Carlos Assis, psicólogo clínico. Foto: Cedida
Vivemos uma crise de saúde mental no Brasil, que se reflete de forma direta no mundo do trabalho. E, ao que tudo indica, os esforços do Poder Público e das empresas para frear a crise têm sido tímidos. Em 2024, o Brasil registrou quase 500 mil afastamentos do trabalho por transtornos mentais, um crescimento de 66% em relação a 2023.
No Rio Grande do Norte, essa variação foi ainda maior: 75%. O número de licenças médicas concedidas passou de 4,6 mil, em 2023, para 8,1 mil no ano passado. No ranking nacional, o estado aparece entre os dez com maior variação. Os dados são do Observatório de Segurança e Saúde no Trabalho e resultam em perda de produtividade, aumento de custos para as empresas e para o sistema de saúde
Apesar da gravidade, a resposta institucional no Brasil tem sido insuficiente. A Lei nº 14.831/2024 que criou o Certificado de Empresa Promotora da Saúde Mental, até hoje não foi regulamentada e segue sem efeito prático. Já a Norma Regulamentadora nº 1 (NR-1), atualizada para incluir riscos psicossociais como assédio, estresse e sobrecarga na política de saúde e segurança do trabalho, teve sua entrada em vigor adiada para 2026. O recado transmitido foi claro: apesar dos números alarmantes, o tema não é tratado como prioridade.

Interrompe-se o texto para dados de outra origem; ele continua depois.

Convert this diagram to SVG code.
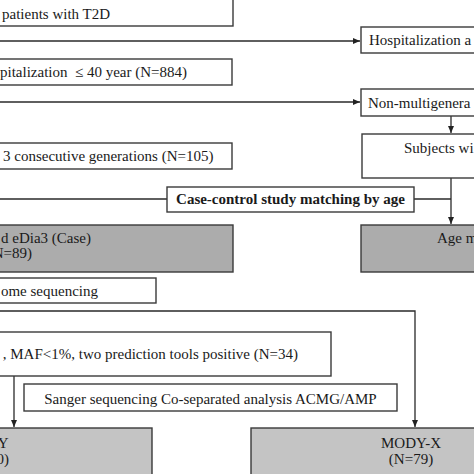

Nesse contexto, os dados do Anuário Saúde Mental nas Empresas 2025, divulgado no Dia Mundial da Saúde Mental (10 de outubro), ajudam a dimensionar a distância entre discurso e prática. O índice geral de promoção bem-estar pelas grandes companhias no Brasil passou de 5,05 pontos em 2024 para 8,19 neste ano. O crescimento foi puxado pelos resultados de um pequeno grupo de empresas que, efetivamente, transformam discurso em ações concretas. No entanto, em um ranking cuja pontuação máxima é 16, isso mostra que estamos muito aquém do ideal.
Ainda existe uma cultura empresarial que enxerga incompatibilidade entre aumentar a lucratividade e promover o bem-estar, mas é possível conjugar o bem-estar dos colaboradores com o retorno para os acionistas. Estudos demonstram o impacto positivo dos investimentos em saúde mental. Análises da McKinsey apontam retorno sobre investimento de até quatro vezes para cada dólar investido, o que é ratificado pela National Safety Council / NORC (EUA).
Mas, se investir em saúde mental vale a pena, devemos entender por que ainda predomina a hesitação em ampliar ações de promoção do bem-estar. A escuta verdadeira dos colaboradores exige coragem das lideranças, que passam a lidar com a subjetividade em um mundo guiado pela objetividade. Quando se abre esse espaço, não basta coletar informações: é necessário agir a partir delas. A crise é evidente, mas também uma oportunidade. O risco é perdermos essa chance, deixando a saúde mental confinada a índices frios, leis paradas e normas adiadas.